Having built this ability to notice, combined with some notable “hacks” I use to enable interruption of these thoughts, means I can make choices about what I think about.
This concept first came to me when I first heard about metacognition on my mindfulness journey years ago. Humans are alone (I think) in being able to think about what we, and others, think about.
A case in point is the existence of this post. I was adrift, as I walked through a local park on my way to town. I was on a time travelling journey into the future and I noticed the fictions my mind was conjuring. I interrupted the fantasy and asked myself: “What do I actually want to think about?”.
This ability to notice the thoughts my mind creates makes it easier for me to ameliorate my concerns as they arise; those that we all have to deal with occasionally. It helps me decide what to think about, and to limit fruitless daydreaming, or in this instance, time travelling: reprocessing past events or conjuring the future. It’s a brilliant prompt to pull me back to now.

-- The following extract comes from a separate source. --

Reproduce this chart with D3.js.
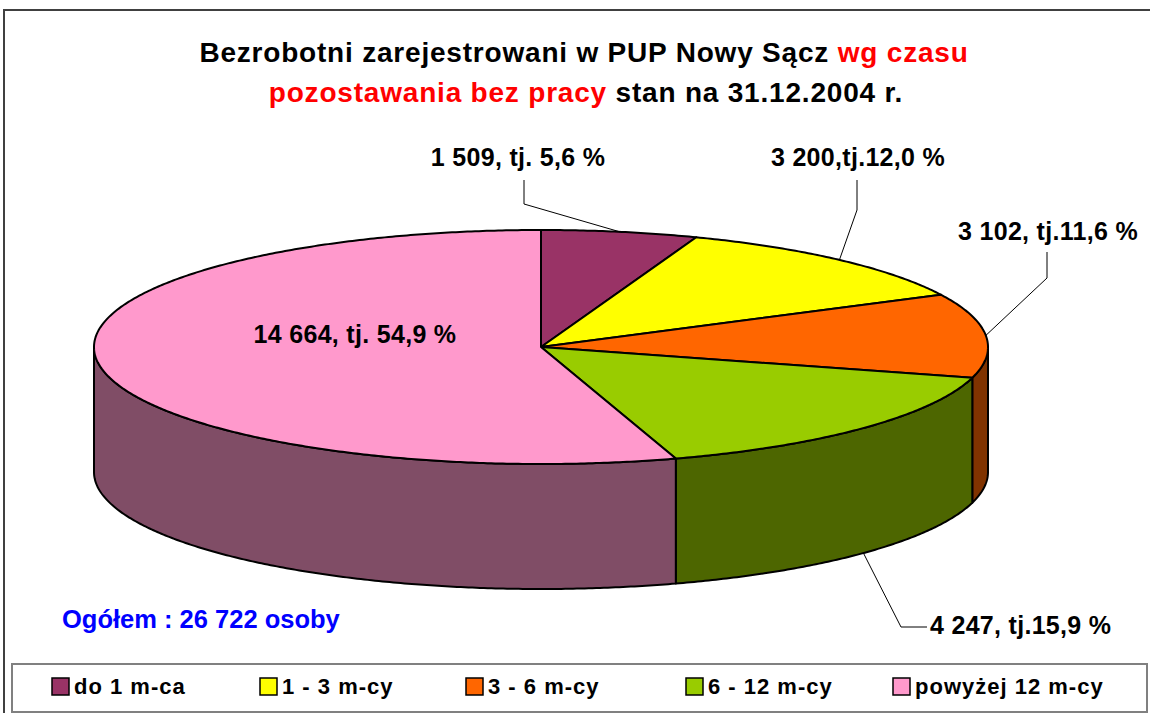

Meditation has also helped me to better detect my highly muffled emotions, to feel them launch and to be more intentional about letting them fly, or grounding them.
Much like the previous challenge, the question “Do I want to feel like this?” is useful, whatever the answer. I can’t remember where I first heard this intervention, but it’s a game changer for me.
Meditation has also taught me to recognise the amount of autopilot that exists in my communication with others, and surprisingly, in theirs with me. Soundbites, conversational shorthand phrases, bullshit and inattention. Noticing and interrupting these can help drive better conversations.
Does meditation give me a Zen like inner peace? No, for me that is impossible, even more so since I cheated death, bar fleeting moments of cathartic calm. But meditation does give me the ability to wield control over the one thing in my life I can control: my mind.
This gives me a sense of productivity, purposefulness, and focus. Rather than being buffeted by the dramas arising around me, and in the unenlightened minds of some people I interact with.
Do I still fear and worry? Of course, but only so far, laying down a marker for attention and opportunity. Not rumination.
Rumination is ruination. An utter waste of time.